With a little polishing, I think your ending could preserve the sense of immediacy and take it straight to the heart. (That word limit can yank us all up short sometimes...!)

Even so, you effectively captured the struggle of the early pioneers--and of the 'weaker sex' in particular. Could it be your last 2 paragraphs are a synopsis of the rest of the novel that you oughtta write? I'd love to read it!
Lynda Schultz 08/31/07
I agree — more please!
Verna Cole Mitchell 08/31/07
Your descriptions put me right on the trail with your mc. My favorite line was "cast-off of lives that were to be lived." This is wonderful writing. I, too, was sorry it had to end so abruptly.
Sharlyn Guthrie09/01/07
I love stories from this time period. Excellent writing.
Rhonda Clark 09/01/07
This is a wonderful story. It would make a great series. We all need more. Good work.
Dee Yoder 09/03/07
I love it! But then again, I write about this topic often because it seems that something unusually strong and courageous was demonstrated by the people who were trying to make a life for themselves in such am unforgiving place.

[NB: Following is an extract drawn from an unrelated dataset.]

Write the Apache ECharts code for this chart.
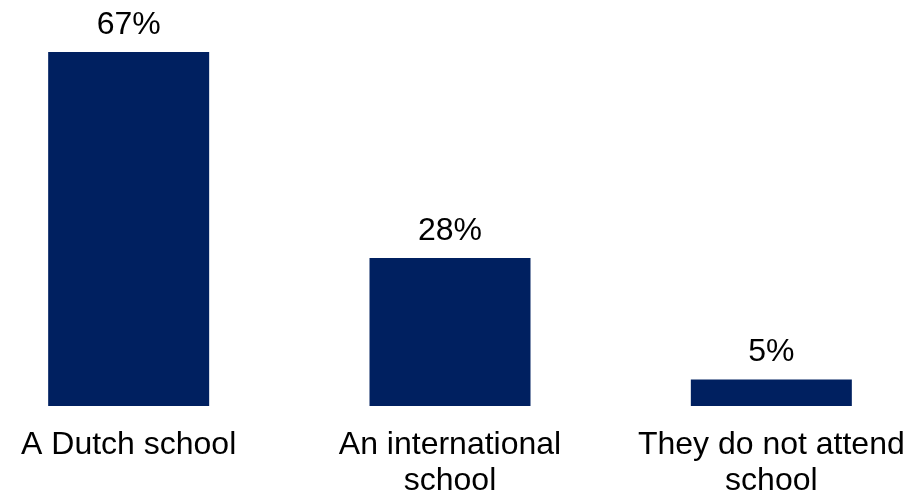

I'd really enjoy reading more about these characters and how they fared in their new life!
Joanne Sher 09/03/07
Excellent sense of place especially, and amazing job at capturing the emotions throughout. I also want more.
Jan Ackerson 09/03/07
This is great--it doesn't romanticize the hardships of that time and place, and your always flawless word choices help us to feel as if we really know these characters. Just the right tone...
Jacquelyn Horne09/03/07
Wonderful, heartfelt story. You pictured it well.
Lynda Lee Schab 09/04/07
Confession: I'm not a fan of historical (gasp!) but I found myself really into this. Wonderful writing and even with a word limit of 750, I got a real feel for your characters and the setting. Nicely done!